Here's why: when you draw silently, the interviewer watches a diagram appear piece by piece with no context. They don't know if the next box is a database or a cache until you label it. They're trying to reverse-engineer your thought process from the drawing order alone.
When you narrate, you control the story. The interviewer understands each component as you add it, hears your reasoning, and can ask targeted follow-ups. This makes the whole conversation more productive and collaborative.
My approach: speak in "I'm adding X because Y" sentences.
- "I'm adding a load balancer here because our app servers are stateless and we want horizontal scalability."
- "I'm putting Redis in front of the database because timeline reads are 100:1 relative to writes, and I want sub-millisecond cache reads."
- "I'm introducing Kafka here because fan-out to 100K followers is too slow to do synchronously. The client shouldn't wait for that."
Each sentence has the component (what) and the justification (why). That's the pattern.
If you can only remember one rule about narration, make it that one: what you're adding and why you're adding it. Everything else is refinement.

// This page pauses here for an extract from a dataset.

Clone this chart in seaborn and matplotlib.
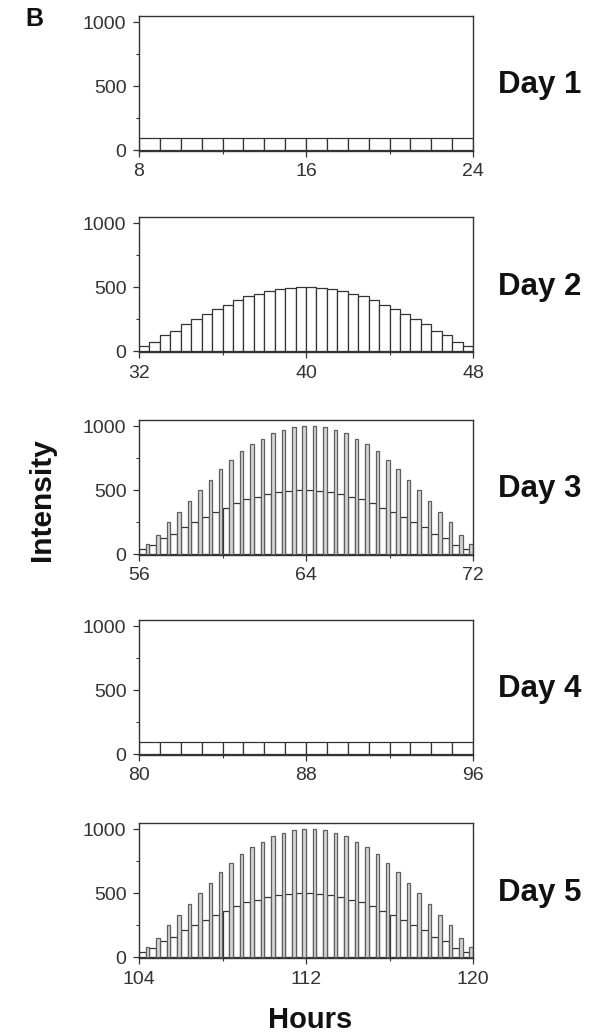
import numpy as np
import pandas as pd
import matplotlib
matplotlib.use("Agg")
import matplotlib.pyplot as plt
import seaborn as sns

# ---- data -------------------------------------------------------------
# slot start hour of each day, 16 one-hour slots (flat days) or 32 half-hour slots (peaked days)
day_names = ["Day 1", "Day 2", "Day 3", "Day 4", "Day 5"]
day_start = [8, 32, 56, 80, 104]

flat_values = [100, 100, 100, 100, 100, 100, 100, 100,
               100, 100, 100, 100, 100, 100, 100, 100]

low_peak = [40, 75, 125, 160, 210, 250, 295, 330, 365, 400, 430, 450, 470, 485, 495, 500,
            500, 495, 485, 470, 450, 430, 400, 365, 330, 295, 250, 210, 160, 125, 75, 40]

high_peak = [80, 155, 250, 330, 420, 500, 585, 665, 740, 805, 860, 905, 945, 975, 995, 1000,
             1000, 995, 975, 945, 905, 860, 805, 740, 665, 585, 500, 420, 330, 250, 155, 80]

# which series each day shows
day_kind = ["flat", "low", "both", "flat", "both"]

# ---- layout -----------------------------------------------------------
W, H = 595, 1036
panel_tops = [16, 217, 420, 620, 823]
panel_h = 135
ax_left, ax_right = 139, 473

sns.set_style("ticks")
plt.rcParams["font.family"] = ["Liberation Sans", "DejaVu Sans"]
plt.rcParams["axes.edgecolor"] = "#333333"
plt.rcParams["xtick.color"] = "#333333"
plt.rcParams["ytick.color"] = "#333333"

fig = plt.figure(figsize=(W / 100, H / 100), dpi=100)
fig.patch.set_facecolor("white")

for name, start, kind, top in zip(day_names, day_start, day_kind, panel_tops):
    ax = fig.add_axes([ax_left / W, 1 - (top + panel_h) / H,
                       (ax_right - ax_left) / W, panel_h / H])

    if kind == "flat":
        hours = np.arange(start, start + 16, 1.0)
        df = pd.DataFrame({"Hour": hours + 0.5, "Intensity": flat_values})
        sns.barplot(data=df, x="Hour", y="Intensity", native_scale=True, width=1.0,
                    color="white", edgecolor="#333333", linewidth=0.9,
                    saturation=1, errorbar=None, ax=ax)
    else:
        hours = np.arange(start, start + 16, 0.5)
        if kind == "low":
            df = pd.DataFrame({"Hour": hours + 0.25, "Intensity": low_peak})
            sns.barplot(data=df, x="Hour", y="Intensity", native_scale=True, width=1.0,
                        color="white", edgecolor="#333333", linewidth=0.9,
                        saturation=1, errorbar=None, ax=ax)
        else:
            df_low = pd.DataFrame({"Hour": hours + 0.165, "Intensity": low_peak})
            df_high = pd.DataFrame({"Hour": hours + 0.415, "Intensity": high_peak})
            sns.barplot(data=df_low, x="Hour", y="Intensity", native_scale=True, width=0.66,
                        color="white", edgecolor="#333333", linewidth=0.9,
                        saturation=1, errorbar=None, ax=ax)
            sns.barplot(data=df_high, x="Hour", y="Intensity", native_scale=True, width=0.34,
                        color="#d4d4d4", edgecolor="#5e5e5e", linewidth=0.9,
                        saturation=1, errorbar=None, ax=ax)

    ax.set_xlim(start, start + 16)
    ax.set_ylim(-5, 1050)
    ax.set_xticks([start, start + 8, start + 16])
    ax.set_xticks([start + 4, start + 12], minor=True)
    ax.set_yticks([0, 500, 1000])
    ax.set_yticks([250, 750], minor=True)
    ax.tick_params(axis="both", which="major", direction="out", length=4, width=0.9,
                   labelsize=14, labelcolor="#333333", pad=5)
    ax.tick_params(axis="both", which="minor", direction="out", length=2.5, width=0.8)
    for sp in ax.spines.values():
        sp.set_visible(True)
        sp.set_linewidth(1.0)
        sp.set_color("#333333")
    ax.set_xlabel("")
    ax.set_ylabel("")

    fig.text(498 / W, 1 - (top + panel_h / 2 + 2) / H, name, ha="left", va="center",
             fontsize=22.5, fontweight="bold", color="#111111")

fig.text(25 / W, 1 - 19 / H, "B", ha="left", va="center", fontsize=18,
         fontweight="bold", color="#111111")
fig.text(42 / W, 1 - 500 / H, "Intensity", rotation=90, ha="center", va="center",
         fontsize=21.5, fontweight="bold", color="#111111")
fig.text(310 / W, 1 - 1020 / H, "Hours", ha="center", va="center",
         fontsize=21, fontweight="bold", color="#111111")

fig.savefig("out.png", dpi=100, facecolor="white")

Interview tip: pause after Round 1
After drawing the core data path, stop and ask: "Does this capture the core flow? Should I focus on scaling the read path or the write path first?" This shows you're collaborative and gives the interviewer a chance to steer the discussion toward what they care about.
Common Diagram Mistakes
Spaghetti lines. Arrows cross in every direction, making the data flow impossible to trace. Fix: organize components in layers so data flows primarily top-to-bottom or left-to-right. Avoid crossing arrows by rearranging component positions within their layer.
The magic app server. A single "App Server" box that apparently handles routing, authentication, business logic, caching, and database access. Fix: if you're discussing a specific subsystem (like fan-out), break the app server into its relevant subcomponents. Otherwise, label what the app server does at each arrow.
One giant database. A single "DB" box that stores users, tweets, timelines, social graphs, and analytics. Fix: label what's in the database (at minimum, name the key tables), or split into separate stores when they have different access patterns.
Unidirectional arrows only. Every arrow goes from client to server to database. No responses shown. Fix: you don't need to show every response arrow, but for async flows where the response path is different from the request path, make the return path explicit.
Over-precision too early. Drawing internal subsystems of your cache or detailed Kafka partition assignments before you've established the overall flow. Fix: get the high-level architecture right first. Zoom into subsystems only when asked, or when you're specifically discussing a deep-dive component.
No failure paths. The diagram shows only the happy path with no indication of what happens when a component fails. Fix: be ready to add fallback arrows (cache miss path, circuit breaker, retry path) when asked "what if X goes down?"
Identical boxes with no differentiation. Three "Service" boxes that all look the same and connect to the same database. If your services are truly different (User Service, Tweet Service, Timeline Service), label them differently and show how they handle distinct data flows. If they're identical stateless instances behind a load balancer, say so explicitly.
The 10-second scan test
After finishing your diagram, step back and ask: "Can someone who didn't draw this trace the read path in 10 seconds?" If arrows are crossing, labels are missing, or there's no clear top-to-bottom flow, simplify before adding more complexity.
How This Shows Up in Interviews
"Walk me through your diagram." The interviewer wants you to trace the read and write paths separately. They want operation names on arrows, not vague "sends data" labels. Practice this narration out loud.
"Can you make this more concrete?" Your diagram is too abstract. Add specific technology choices (PostgreSQL, Redis, Kafka), operation labels (POST /tweets, INSERT INTO tweets), and capacity hints (95% cache hit rate).
"What happens if Redis goes down?" This tests whether you've thought about failure paths. If your diagram only shows the happy path, you need to be ready to draw a fallback arrow (app server falls back to read replica on cache miss).
"Why did you add the queue here?" The interviewer is testing whether you added the component deliberately or reflexively. Your answer should reference a specific bottleneck: "Because fan-out to N followers is O(N) work that would block the API response if done synchronously."
"This seems complex for this scale." You've over-engineered. Round 1 might have been sufficient for the stated requirements. Always calibrate your architecture to the stated scale. If the interviewer said "100 users," you probably don't need Kafka.
Quick Recap
- Draw in three rounds: core data path (5 boxes max), read optimization (cache, replicas, CDN), write optimization (queues, workers, sharding). This progression is the framework.
- Label every arrow with the operation, HTTP verb, or data description. An unlabeled arrow communicates nothing and forces the interviewer to ask clarifying questions.
- Group components into named layers (Internet, App Tier, Cache Tier, Async Tier, Data Tier). Visual grouping makes complex diagrams scannable.
- Narrate while you draw using "I'm adding X because Y" sentences. The narration is as important as the diagram itself.
- Trace read and write paths separately. They go through different components in any non-trivial system, and calling them out separately shows architectural maturity.
- After Round 1, pause and ask the interviewer where to focus. This is collaborative and prevents you from optimizing the wrong thing.
- Be ready for failure-path questions. "What if Redis goes down?" should prompt a fallback arrow, not a blank stare.